Plenty of people who have just remortgaged or finished paying down a buy-to-let start asking a bigger question: could the next place be somewhere with better weather and a slower pace? Buying property abroad is more achievable than it looks, but the financing and the paperwork work differently from a purchase at home, and the people who enjoy the process are the ones who sort the boring parts out first.
Here is the order that tends to keep things calm.
Work out how you are actually paying for it
The first fork in the road is whether you finance locally or release equity at home. Local mortgages for non-residents exist in most popular destinations, but the terms are stricter than a UK deal: bigger deposits (often 30 to 40 percent), shorter terms, and more documentation.
Many UK buyers instead remortgage or use a secured loan against a property here, then buy abroad in cash. That can be simpler and faster, but it concentrates the risk on your home market, so it is worth modelling both routes before you commit.
Whichever you choose, get a realistic figure for the all-in cost. Purchase taxes, notary and registration fees, and ongoing local property taxes vary widely by country and can add 8 to 15 percent on top of the headline price. Build that into the budget from day one rather than discovering it at completion.
Currency is a cost, not an afterthought
If you are buying in euros and earning in pounds, the exchange rate quietly becomes one of the biggest line items in the whole purchase. Moving a deposit and then the balance at the wrong moment can cost more than the legal fees.
A specialist currency provider with a forward contract lets you lock a rate so the price you agreed is the price you pay. It is an unglamorous step that routinely saves buyers thousands.
Understand what the purchase gives you beyond the property
This is the part UK buyers most often overlook. In several countries a qualifying property purchase or investment does not just get you a holiday home, it can open a route to legal residency, and in time to spending real chunks of the year there without visa limits. Portugal is the obvious example. Alongside the lifestyle, a qualifying investment can lead to residency through the Portugal Golden Visa, which is why a lot of buyers there are thinking about the move as a long-term base rather than a second home.
The rules and qualifying routes change periodically, so it is worth checking the current position before you assume a particular purchase qualifies.
The point is not that everyone should chase a visa. It is that the residency angle changes the maths on which country and which property make sense, so it belongs in the decision early, not after you have already chosen.
Get local, independent advice on the legal side
A UK conveyancer cannot act for you abroad. You want an independent local lawyer who represents you and only you, not one recommended by the selling agent or the developer. They check that the title is clean, that there are no debts attached to the property, that planning and habitation certificates are in order, and that any off-plan guarantees are real. This single step prevents the large majority of horror stories.
A simple sequence that works
- Decide your financing route and confirm the all-in budget including taxes and fees.
- Line up a currency provider so the exchange rate cannot derail the price.
- Pick the country with the lifestyle and the legal/residency framework that fit your plans, not just the cheapest square metre.
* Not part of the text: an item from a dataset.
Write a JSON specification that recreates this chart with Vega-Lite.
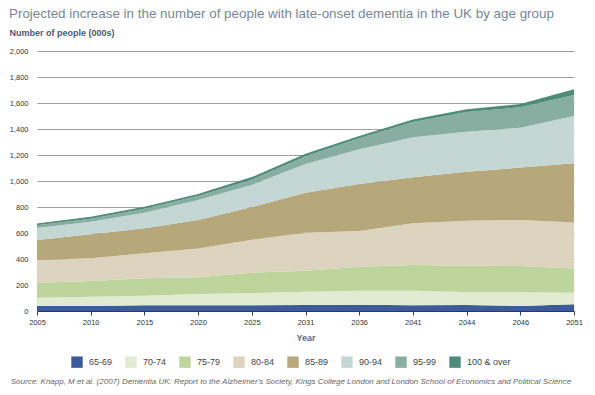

- Appoint an independent local lawyer before you pay any deposit.
- Visit in the off-season before you sign anything.
None of this is a reason to be put off. Buying abroad is very doable, and for a lot of UK buyers it turns out cheaper to run than the equivalent at home.
It just rewards people who treat it like the significant financial decision it is: sort the financing, the currency, the legal checks, and the residency question first, and the rest is the fun part.